Why not avoid all these signal processing architectural issues by using a RISC (reduced instruction set computer) architecture, since RISC seems a solution for so many other problems?
As central processor architectures matured, their Instruction sets became ‘richer’ and more complex. A CISC design includes instructions for basic processor operations, plus single instructions that are sophisticated enough to evaluate a high-order polynomial, for example. But CISC has a price: many of the instructions execute via microcode in the CPU and require numerous clock cycles, plus silicon real estate for code storage.

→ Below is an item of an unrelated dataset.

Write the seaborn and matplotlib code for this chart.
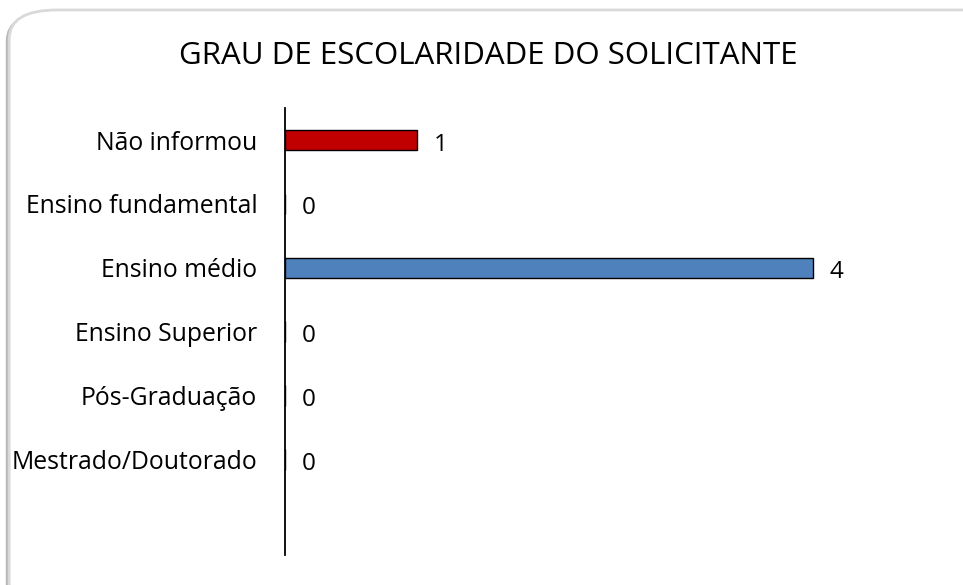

In contrast, the reduced instruction set computer (RISC) recognizes that in many applications, basic instructions such as LOAD and STORE-with simple addressing modes-are used much more frequently than the advanced instructions, and should not incur an execution penalty. These simpler instructions are ‘hard-wired’ in the CPU logic to execute in a single clock cycle, reducing execution time and CPU complexity.
RISC AND DSP APPLICATIONS
Although the RISC approach offers many advantages in general-purpose computing, it Is not well suited to DSP. For example, most RISCs do not support single-instruction multiplication, a very common and repetitive operation in DSP. The DSP is optimized to accomplish its task fast enough to be ‘real time’ in the context of the application, which requires single-cycle arithmetic operations and accumulations.
DSP algorithms have unique needs not found in general-purpose computing: circular buffering, pointer updating and fast looping with zero overhead, bit reversing, barrel shifting, scaling, and data-dependent execution branching. Each of these should execute with in the DSP instruction, and not as a separate time-consuming instruction cycle. The computational unit within the DSP must be run efficiently, with data arriving from at least two separate data address generators and no. time penalty for data access. CISCs and RISCs support virtually none of these needs.
Software programming also differs. RISCs and CISCs are programmed in high-level languages to minimize software development time and hide the instruction set from the programmer. For DSP, however, code optimization (primarily of execution time, but also of memory usage) requires that the software engineer use assembly language to get the satisfactory performance. Critical sections of the program are examined and recoded if needed, to reduce overall execution time, after simulation and run-time histograms.
In theory, any processor-even a hand-held calculator-can accomplish any software task, given enough time. However, DSPs are optimized for the unique requirements of a real-world signal processing computational needs and algorithms, while CISCs and RISCs are better suited for general-purpose calculations, and where real time is usually not a factor.